Please write the listing below out again exactly, leaving every picture behind.
───── RAW DATA ─────
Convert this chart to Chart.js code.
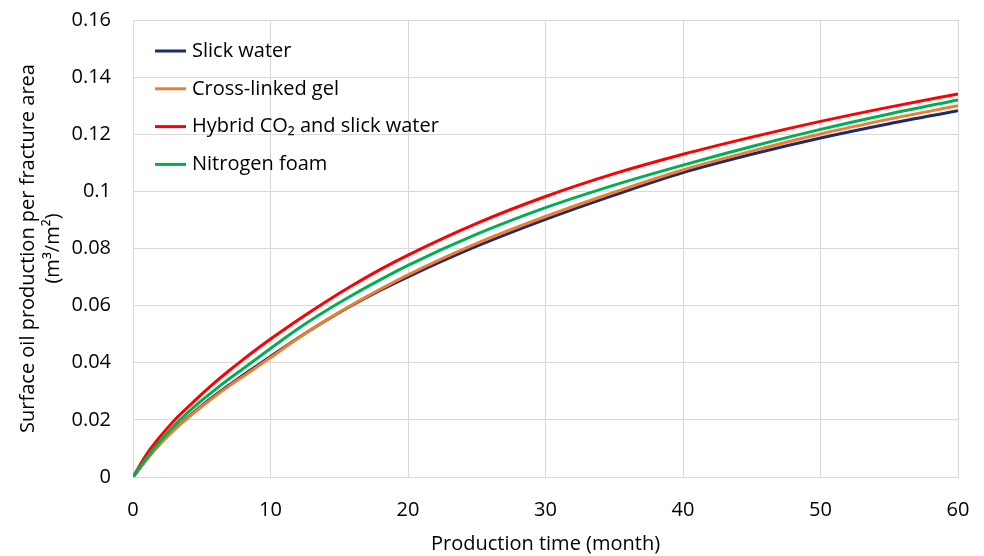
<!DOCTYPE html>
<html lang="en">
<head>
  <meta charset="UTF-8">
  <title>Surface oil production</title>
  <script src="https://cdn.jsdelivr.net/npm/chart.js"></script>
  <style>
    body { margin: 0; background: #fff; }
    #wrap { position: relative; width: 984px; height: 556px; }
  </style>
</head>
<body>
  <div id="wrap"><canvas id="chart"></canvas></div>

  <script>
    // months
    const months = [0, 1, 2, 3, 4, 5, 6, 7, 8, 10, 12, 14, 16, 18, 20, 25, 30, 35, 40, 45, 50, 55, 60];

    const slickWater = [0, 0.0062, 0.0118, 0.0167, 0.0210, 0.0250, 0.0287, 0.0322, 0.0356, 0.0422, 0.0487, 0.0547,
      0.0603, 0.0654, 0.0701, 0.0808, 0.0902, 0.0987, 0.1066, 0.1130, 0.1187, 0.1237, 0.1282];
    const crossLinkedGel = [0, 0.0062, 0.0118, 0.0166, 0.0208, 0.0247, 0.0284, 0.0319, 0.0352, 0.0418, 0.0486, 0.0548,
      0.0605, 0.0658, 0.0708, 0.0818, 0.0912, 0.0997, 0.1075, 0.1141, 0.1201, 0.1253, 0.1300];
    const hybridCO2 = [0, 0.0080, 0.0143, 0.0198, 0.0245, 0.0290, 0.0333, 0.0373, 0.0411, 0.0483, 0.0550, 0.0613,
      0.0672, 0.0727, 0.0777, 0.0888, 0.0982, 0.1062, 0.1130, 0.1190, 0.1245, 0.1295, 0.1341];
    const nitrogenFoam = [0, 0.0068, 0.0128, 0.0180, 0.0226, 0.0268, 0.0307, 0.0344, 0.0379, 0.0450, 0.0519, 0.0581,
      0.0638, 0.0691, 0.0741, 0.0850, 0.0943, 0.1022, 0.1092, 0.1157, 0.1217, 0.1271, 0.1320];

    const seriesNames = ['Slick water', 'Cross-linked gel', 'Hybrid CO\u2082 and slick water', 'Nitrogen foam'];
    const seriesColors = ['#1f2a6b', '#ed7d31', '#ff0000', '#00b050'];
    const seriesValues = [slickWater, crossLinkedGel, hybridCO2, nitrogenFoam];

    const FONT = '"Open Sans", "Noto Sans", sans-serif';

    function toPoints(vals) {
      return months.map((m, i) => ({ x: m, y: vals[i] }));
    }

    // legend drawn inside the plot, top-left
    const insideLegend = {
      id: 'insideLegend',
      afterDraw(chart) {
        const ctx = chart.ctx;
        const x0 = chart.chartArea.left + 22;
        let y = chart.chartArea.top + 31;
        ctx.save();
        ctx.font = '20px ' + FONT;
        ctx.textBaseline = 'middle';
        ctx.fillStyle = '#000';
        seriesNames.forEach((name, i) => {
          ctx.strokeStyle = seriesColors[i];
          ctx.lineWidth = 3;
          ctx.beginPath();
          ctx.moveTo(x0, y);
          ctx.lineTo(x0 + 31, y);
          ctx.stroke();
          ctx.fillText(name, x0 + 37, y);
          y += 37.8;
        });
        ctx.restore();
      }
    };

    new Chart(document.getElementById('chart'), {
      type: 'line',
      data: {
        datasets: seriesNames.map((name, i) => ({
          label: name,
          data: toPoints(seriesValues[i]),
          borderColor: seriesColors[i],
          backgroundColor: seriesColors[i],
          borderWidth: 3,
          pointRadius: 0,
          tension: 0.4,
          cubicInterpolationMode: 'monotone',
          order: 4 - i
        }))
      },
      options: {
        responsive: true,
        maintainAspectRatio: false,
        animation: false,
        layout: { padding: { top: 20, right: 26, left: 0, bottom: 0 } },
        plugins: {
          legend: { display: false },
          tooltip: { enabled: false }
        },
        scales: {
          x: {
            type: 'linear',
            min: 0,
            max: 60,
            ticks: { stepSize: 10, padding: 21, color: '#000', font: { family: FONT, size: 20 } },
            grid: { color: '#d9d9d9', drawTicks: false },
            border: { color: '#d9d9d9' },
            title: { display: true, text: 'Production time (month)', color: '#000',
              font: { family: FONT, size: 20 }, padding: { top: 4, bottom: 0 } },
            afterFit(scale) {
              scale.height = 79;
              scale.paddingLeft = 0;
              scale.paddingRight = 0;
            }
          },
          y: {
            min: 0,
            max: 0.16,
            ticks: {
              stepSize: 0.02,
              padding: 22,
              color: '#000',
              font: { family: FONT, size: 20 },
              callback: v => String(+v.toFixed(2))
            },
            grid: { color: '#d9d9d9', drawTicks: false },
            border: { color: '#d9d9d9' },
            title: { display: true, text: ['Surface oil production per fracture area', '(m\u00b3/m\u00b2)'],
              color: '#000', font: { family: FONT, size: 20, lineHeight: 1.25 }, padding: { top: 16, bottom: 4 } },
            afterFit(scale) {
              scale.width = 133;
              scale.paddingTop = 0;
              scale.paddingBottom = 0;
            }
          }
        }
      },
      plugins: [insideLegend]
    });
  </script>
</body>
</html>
─────
▶ [EXERCISE RESPONSE]:
Convert this chart to Chart.js code.
<!DOCTYPE html>
<html lang="en">
<head>
  <meta charset="UTF-8">
  <title>Surface oil production</title>
  <script src="https://cdn.jsdelivr.net/npm/chart.js"></script>
  <style>
    body { margin: 0; background: #fff; }
    #wrap { position: relative; width: 984px; height: 556px; }
  </style>
</head>
<body>
  <div id="wrap"><canvas id="chart"></canvas></div>

  <script>
    // months
    const months = [0, 1, 2, 3, 4, 5, 6, 7, 8, 10, 12, 14, 16, 18, 20, 25, 30, 35, 40, 45, 50, 55, 60];

    const slickWater = [0, 0.0062, 0.0118, 0.0167, 0.0210, 0.0250, 0.0287, 0.0322, 0.0356, 0.0422, 0.0487, 0.0547,
      0.0603, 0.0654, 0.0701, 0.0808, 0.0902, 0.0987, 0.1066, 0.1130, 0.1187, 0.1237, 0.1282];
    const crossLinkedGel = [0, 0.0062, 0.0118, 0.0166, 0.0208, 0.0247, 0.0284, 0.0319, 0.0352, 0.0418, 0.0486, 0.0548,
      0.0605, 0.0658, 0.0708, 0.0818, 0.0912, 0.0997, 0.1075, 0.1141, 0.1201, 0.1253, 0.1300];
    const hybridCO2 = [0, 0.0080, 0.0143, 0.0198, 0.0245, 0.0290, 0.0333, 0.0373, 0.0411, 0.0483, 0.0550, 0.0613,
      0.0672, 0.0727, 0.0777, 0.0888, 0.0982, 0.1062, 0.1130, 0.1190, 0.1245, 0.1295, 0.1341];
    const nitrogenFoam = [0, 0.0068, 0.0128, 0.0180, 0.0226, 0.0268, 0.0307, 0.0344, 0.0379, 0.0450, 0.0519, 0.0581,
      0.0638, 0.0691, 0.0741, 0.0850, 0.0943, 0.1022, 0.1092, 0.1157, 0.1217, 0.1271, 0.1320];

    const seriesNames = ['Slick water', 'Cross-linked gel', 'Hybrid CO\u2082 and slick water', 'Nitrogen foam'];
    const seriesColors = ['#1f2a6b', '#ed7d31', '#ff0000', '#00b050'];
    const seriesValues = [slickWater, crossLinkedGel, hybridCO2, nitrogenFoam];

    const FONT = '"Open Sans", "Noto Sans", sans-serif';

    function toPoints(vals) {
      return months.map((m, i) => ({ x: m, y: vals[i] }));
    }

    // legend drawn inside the plot, top-left
    const insideLegend = {
      id: 'insideLegend',
      afterDraw(chart) {
        const ctx = chart.ctx;
        const x0 = chart.chartArea.left + 22;
        let y = chart.chartArea.top + 31;
        ctx.save();
        ctx.font = '20px ' + FONT;
        ctx.textBaseline = 'middle';
        ctx.fillStyle = '#000';
        seriesNames.forEach((name, i) => {
          ctx.strokeStyle = seriesColors[i];
          ctx.lineWidth = 3;
          ctx.beginPath();
          ctx.moveTo(x0, y);
          ctx.lineTo(x0 + 31, y);
          ctx.stroke();
          ctx.fillText(name, x0 + 37, y);
          y += 37.8;
        });
        ctx.restore();
      }
    };

    new Chart(document.getElementById('chart'), {
      type: 'line',
      data: {
        datasets: seriesNames.map((name, i) => ({
          label: name,
          data: toPoints(seriesValues[i]),
          borderColor: seriesColors[i],
          backgroundColor: seriesColors[i],
          borderWidth: 3,
          pointRadius: 0,
          tension: 0.4,
          cubicInterpolationMode: 'monotone',
          order: 4 - i
        }))
      },
      options: {
        responsive: true,
        maintainAspectRatio: false,
        animation: false,
        layout: { padding: { top: 20, right: 26, left: 0, bottom: 0 } },
        plugins: {
          legend: { display: false },
          tooltip: { enabled: false }
        },
        scales: {
          x: {
            type: 'linear',
            min: 0,
            max: 60,
            ticks: { stepSize: 10, padding: 21, color: '#000', font: { family: FONT, size: 20 } },
            grid: { color: '#d9d9d9', drawTicks: false },
            border: { color: '#d9d9d9' },
            title: { display: true, text: 'Production time (month)', color: '#000',
              font: { family: FONT, size: 20 }, padding: { top: 4, bottom: 0 } },
            afterFit(scale) {
              scale.height = 79;
              scale.paddingLeft = 0;
              scale.paddingRight = 0;
            }
          },
          y: {
            min: 0,
            max: 0.16,
            ticks: {
              stepSize: 0.02,
              padding: 22,
              color: '#000',
              font: { family: FONT, size: 20 },
              callback: v => String(+v.toFixed(2))
            },
            grid: { color: '#d9d9d9', drawTicks: false },
            border: { color: '#d9d9d9' },
            title: { display: true, text: ['Surface oil production per fracture area', '(m\u00b3/m\u00b2)'],
              color: '#000', font: { family: FONT, size: 20, lineHeight: 1.25 }, padding: { top: 16, bottom: 4 } },
            afterFit(scale) {
              scale.width = 133;
              scale.paddingTop = 0;
              scale.paddingBottom = 0;
            }
          }
        }
      },
      plugins: [insideLegend]
    });
  </script>
</body>
</html>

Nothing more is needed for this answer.